Either she did not have power or ambition trumped it. The Uyghur Genocide is the most industrial and wide-scale genocide since the Holocaust. John Kerry, a former secretary of State whom Biden brought into the White House as “climate czar,” urged Biden to downplay Beijing’s incarceration and slaughter of the Uyghurs in order to better win Chinese cooperation on climate talks. If Secretary of State Madeleine Albright once said about the alleged death of a half million children in Iraq “we think, the price is worth it,” then Kerry’s slogan might as well be the death of 12 million Uyghurs is worth the price.

Alas, the Biden team’s indifference to the Uyghurs is today the rule rather than the exception. Blinken’s State Department praised Azerbaijani dictator Ilham Aliyev for promising “amnesty” to some of the democratically elected members of the Nagorno-Karabakh. Neither Blinken nor Power recognize the anti-Tutsi nature of the 1994 genocide in Rwanda, seeking instead to bargain over it. That would be like telling Israeli Jews that the United States would not recognize the Nazis as motivated by anti-Semitism unless Prime Minister Benjamin Netanyahu first bargained over trade or defense policy. Biden himself saw no problem laughing and relaxing with Muhammadu Buhari, a perpetrator of the Biafra Genocide during the US-Africa Leaders Summit.

Now, Biden and Blinken have taken casual disdain for victims of genocide to a new level. Toward the tail end of his rule Siad Barre, Somalia’s Cold War-era dictator, sought to eradicate the Isaaq clan, one of the five major clans of Somalia. First the discrimination and then the attempted genocide of the population of the Somaliland region of Somalia was the major reason why Somaliland in 1991 re-asserted the independence it had briefly enjoyed prior to its union with Italian Somaliland.

For the past six months, fighting has occurred in the Sool region of Somaliland. It is not organic.

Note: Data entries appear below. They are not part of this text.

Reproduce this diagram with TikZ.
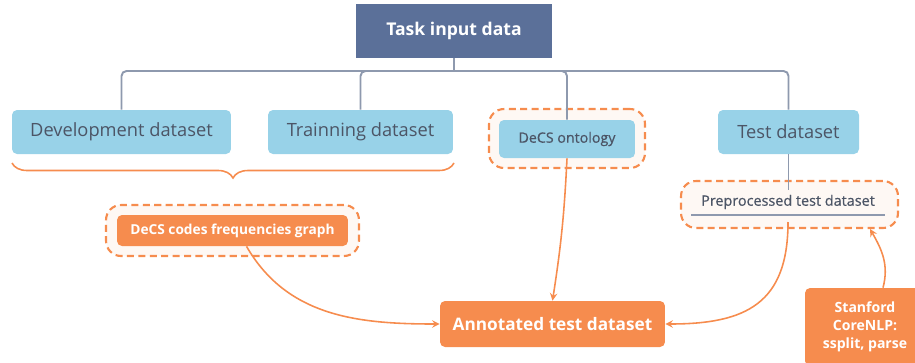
\documentclass[tikz,border=0pt]{standalone}
\usepackage{fontspec}
\setmainfont{Open Sans}
\newfontfamily\semib[FakeBold=0.6]{Open Sans}
\usetikzlibrary{arrows,shapes,calc,decorations.pathreplacing}
\definecolor{taskblue}{HTML}{5B7099}
\definecolor{dsblue}{HTML}{98D2E8}
\definecolor{dorange}{HTML}{F68C4E}
\definecolor{dtext}{HTML}{4C5566}
\definecolor{lgrey}{HTML}{8E99AE}
\definecolor{paper}{HTML}{FEF8F4}
\tikzstyle{dset}=[rectangle,rounded corners=0.1cm,fill=dsblue,text=dtext,minimum height=0.88cm,font=\fontsize{10.4}{12}\selectfont]
\tikzstyle{obox}=[rectangle,rounded corners=0.1cm,fill=dorange,text=white,align=center]
\tikzstyle{dbox}=[rectangle,rounded corners=0.3cm,draw=dorange,fill=paper,line width=1.2pt,dash pattern=on 4pt off 2.5pt]
\tikzstyle{tree}=[draw=lgrey,line width=1.1pt,rounded corners=0.1cm]
\tikzstyle{oarr}=[->,>=stealth,draw=dorange,line width=0.9pt]

\begin{document}
\begin{tikzpicture}[x=0.02cm,y=-0.02cm]
\useasboundingbox (0,0) rectangle (915,362);
\clip (0,0) rectangle (915,362);
% dashed frames
\node[dbox,minimum width=3.12cm,minimum height=1.18cm] (Ob) at (567,138.5) {};
\node[dbox,minimum width=5.06cm,minimum height=1.02cm] (Fb) at (232.5,230.5) {};
\node[dbox,minimum width=4.34cm,minimum height=0.94cm] (Pb) at (789.5,204.5) {};
% boxes
\node[rectangle,fill=taskblue,text=white,minimum width=3.92cm,minimum height=1.08cm,font=\bfseries\fontsize{10}{12}\selectfont] (task) at (454,31) {Task input data};
\node[dset,minimum width=4.38cm] (dev) at (121.5,132) {Development dataset};
\node[dset,minimum width=3.7cm] (train) at (360.5,132) {Trainning dataset};
\node[dset,minimum width=2.82cm] (test) at (788.5,132) {Test dataset};
\node[dset,minimum width=2.72cm,minimum height=0.76cm,font=\semib\fontsize{8.1}{10}\selectfont] (onto) at (567,139) {DeCS ontology};
\node[text=dtext,font=\semib\fontsize{8.2}{10}\selectfont] (prep) at (788,202) {Preprocessed test dataset};
\node[obox,minimum width=4.62cm,minimum height=0.62cm,font=\bfseries\fontsize{7.8}{10}\selectfont] (freq) at (232.5,230.5) {DeCS codes frequencies graph};
\node[obox,minimum width=4.5cm,minimum height=0.92cm,font=\bfseries\fontsize{9.8}{12}\selectfont] (annot) at (552.5,324) {Annotated test dataset};
\node[obox,minimum width=2.4cm,minimum height=1.56cm,font=\bfseries\fontsize{8}{10.2}\selectfont] (stan) at (865,327) {Stanford\\CoreNLP:\\ssplit, parse};
% tree from the input data
\coordinate (hub) at (454,71);
\draw[tree] (task.south) -- (hub);
\draw[tree] (hub) -| (dev.north);
\draw[tree] (hub) -| (train.north);
\draw[tree] (hub) -| (onto.north);
\draw[tree] (hub) -| (test.north);
\draw[tree] (test.south) -- ++(0,36);
\draw[draw=lgrey,line width=1.1pt] (691,215) -- (885,215);
% brace under the two datasets
\draw[draw=dorange,line width=0.9pt,decorate,decoration={brace,mirror,amplitude=0.3cm}] (12,163) -- (454,163);
% arrows
\coordinate (prepout) at (788,222);
\coordinate (prepin) at (870,229);
\draw[oarr] ($(freq.south)+(14,0)$) to[out=-60,in=180] (annot.west);
\draw[oarr] (onto.south) to[bend left=3] (annot.north);
\draw[oarr] (prepout) to[out=-90,in=0,looseness=1.3] (annot.east);
\draw[oarr] ($(stan.north)+(18,0)$) to[out=75,in=-60] (prepin);
\end{tikzpicture}
\end{document}
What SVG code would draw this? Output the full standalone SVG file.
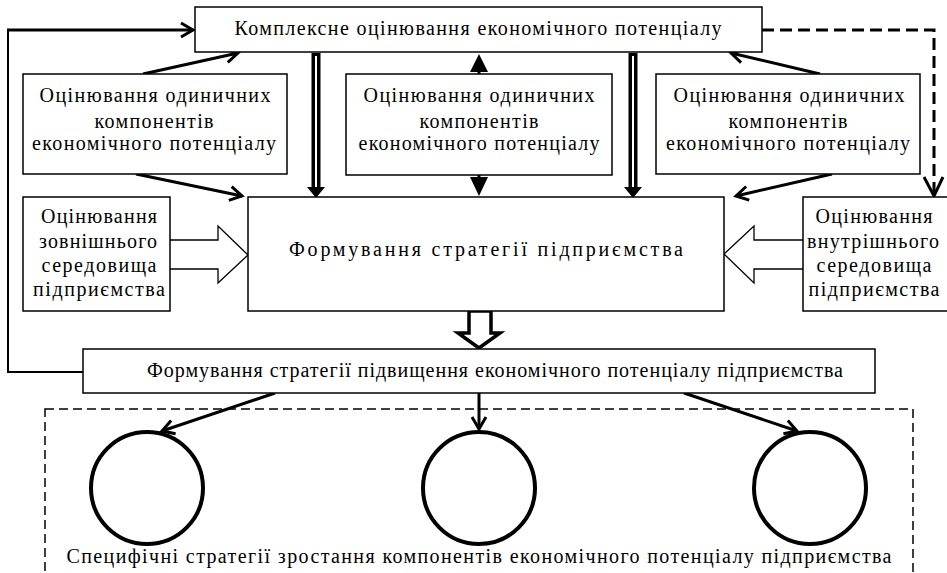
<svg xmlns="http://www.w3.org/2000/svg" width="947" height="573" viewBox="0 0 947 573">
<style>
.box{fill:#fff;stroke:#000;stroke-width:1.5}
.t{font-family:"Liberation Serif","Times New Roman",serif;font-size:20px;fill:#000;text-anchor:middle}
.c{fill:none;stroke:#000;stroke-width:3}
.circ{fill:#fff;stroke:#000;stroke-width:4}
</style>
<defs>
<marker id="open" markerUnits="userSpaceOnUse" markerWidth="20" markerHeight="20" refX="14" refY="8" orient="auto" viewBox="0 0 20 16">
<path d="M2,1 L14,8 L2,15" fill="none" stroke="#000" stroke-width="3"/>
</marker>
</defs>
<rect width="947" height="573" fill="#fff"/>

<g id="connectors">
<path d="M83,372 H8 V30" fill="none" stroke="#000" stroke-width="2"/>
<path d="M7,30 H193" class="c" stroke-width="3.5" marker-end="url(#open)"/>
<path d="M762,30 H934 V194" fill="none" stroke="#000" stroke-width="3" stroke-dasharray="12,6"/>
<path d="M924,177 L934,196 L943,177" fill="none" stroke="#000" stroke-width="3"/>
<path d="M143,74 L238,53" class="c" marker-end="url(#open)"/>
<path d="M136,174 L242,196" class="c" marker-end="url(#open)"/>
<path d="M820,74 L731,53" class="c" marker-end="url(#open)"/>
<path d="M832,174 L736,196" class="c" marker-end="url(#open)"/>
<path d="M316,53 V190" stroke="#000" stroke-width="9" fill="none"/>
<path d="M316,56 V192" stroke="#fff" stroke-width="2" fill="none"/>
<path d="M307,187 L325,187 L316,198 Z" fill="#000"/>
<path d="M633,53 V190" stroke="#000" stroke-width="9" fill="none"/>
<path d="M633,56 V192" stroke="#fff" stroke-width="2" fill="none"/>
<path d="M624,187 L642,187 L633,198 Z" fill="#000"/>
<path d="M479,60 V74" stroke="#000" stroke-width="3"/>
<path d="M470,72 L488,72 L479,54 Z" fill="#000"/>
<path d="M479,175 V190" stroke="#000" stroke-width="3"/>
<path d="M470,177 L488,177 L479,196 Z" fill="#000"/>
<polyline points="170,240 218,240 218,226 248,255 218,283 218,269 170,269" fill="#fff" stroke="#000" stroke-width="1.3"/>
<polyline points="803,240 754,240 754,226 724,254 754,283 754,269 803,269" fill="#fff" stroke="#000" stroke-width="1.3"/>
<polygon points="469,311 491,311 491,333 500,333 479,348 458,333 469,333" fill="#fff" stroke="#000" stroke-width="3.5" stroke-linejoin="miter"/>
<path d="M275,393 L162,431" class="c" marker-end="url(#open)"/>
<path d="M479,393 L479,429" class="c" marker-end="url(#open)"/>
<path d="M684,393 L797,431" class="c" marker-end="url(#open)"/>
</g>

<g id="top">
<rect class="box" x="195" y="7" width="567" height="45"/>
<text class="t" x="478" y="35" textLength="487">Комплексне оцінювання економічного потенціалу</text>
</g>

<g id="single-left">
<rect class="box" x="23" y="74" width="264" height="100"/>
<text class="t" x="155" y="102" textLength="231">Оцінювання одиничних</text>
<text class="t" x="154" y="128" textLength="119">компонентів</text>
<text class="t" x="154" y="150" textLength="244">економічного потенціалу</text>
</g>

<g id="single-mid">
<rect class="box" x="346" y="74" width="266" height="101"/>
<text class="t" x="479" y="102" textLength="231">Оцінювання одиничних</text>
<text class="t" x="479" y="128" textLength="119">компонентів</text>
<text class="t" x="479" y="150" textLength="241">економічного потенціалу</text>
</g>

<g id="single-right">
<rect class="box" x="656" y="74" width="264" height="100"/>
<text class="t" x="789" y="102" textLength="231">Оцінювання одиничних</text>
<text class="t" x="788" y="128" textLength="119">компонентів</text>
<text class="t" x="788" y="150" textLength="244">економічного потенціалу</text>
</g>

<g id="external">
<rect class="box" x="23" y="197" width="147" height="114"/>
<text class="t" x="99" y="223" textLength="116">Оцінювання</text>
<text class="t" x="98" y="248" textLength="118">зовнішнього</text>
<text class="t" x="99" y="272" textLength="115">середовища</text>
<text class="t" x="99" y="296" textLength="132">підприємства</text>
</g>

<g id="strategy">
<rect class="box" x="248" y="197" width="476" height="114"/>
<text class="t" x="486" y="256" font-size="22" textLength="394">Формування стратегії підприємства</text>
</g>

<g id="internal">
<rect class="box" x="803" y="197" width="150" height="114"/>
<text class="t" x="874" y="223" textLength="117">Оцінювання</text>
<text class="t" x="873" y="248" textLength="132">внутрішнього</text>
<text class="t" x="874" y="272" textLength="115">середовища</text>
<text class="t" x="874" y="296" textLength="131">підприємства</text>
</g>

<g id="improve">
<rect class="box" x="83" y="349" width="792" height="44"/>
<text class="t" x="495" y="377" textLength="696">Формування стратегії підвищення економічного потенціалу підприємства</text>
</g>

<g id="specific">
<rect x="45" y="409" width="868" height="200" fill="none" stroke="#000" stroke-width="1.5" stroke-dasharray="9,5"/>
<circle class="circ" cx="147" cy="488" r="56"/>
<circle class="circ" cx="479" cy="488" r="56"/>
<circle class="circ" cx="810" cy="488" r="56"/>
<text class="t" x="479" y="563" textLength="825">Специфічні стратегії зростання компонентів економічного потенціалу підприємства</text>
</g>
</svg>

Rather, it is part proxy war between China and Taiwan, part effort by Siad Barre’s Darood clan to reassert supremacy, and part attempt by al-Shabaab and Somali irredentists to attack the only regional democracy.

Blinken has sided with China, Russia, and Al-Shabaab against Somaliland due to the State Department’s embrace of a “One Somalia” policy. Put aside the fact that such a policy is a unicorn. It is imaginary. It appears nowhere in print and seems instead to be false conventional wisdom passed down through recent generations of Africa hands.

Perhaps this is why, in a recent UN Security Council press release, the US acquiesced to Russia and China and put “Somaliland” in quotes to report that the Security Council “condemned the violent clashes between ‘Somaliland’ security forces and clan militia.” Not only does such a statement draw moral equivalence between perpetrator and victim, but it also suggests that residents of Somaliland who have rebuilt from the ashes of attempted genocide are somehow illegitimate. No other geographic entity appears to get that treatment.

Put another way, would Biden and Blinken write about Europe’s “Jews,” Rwanda’s “Tutsis,” China’s “Uyghurs,” or Nagorno-Karabakh’s “Armenians?” If they did, observers would recognize it as questioning the legitimacy of those groups as a people.

While this is not the first time the UN has used scare-quotes to delegitimize Somaliland—Power signed off on the calumny when she was UN ambassador—the context of doing so as calls for Somaliland’s eradication escalate should raise serious questions about the morality and judgment of both Biden and Blinken.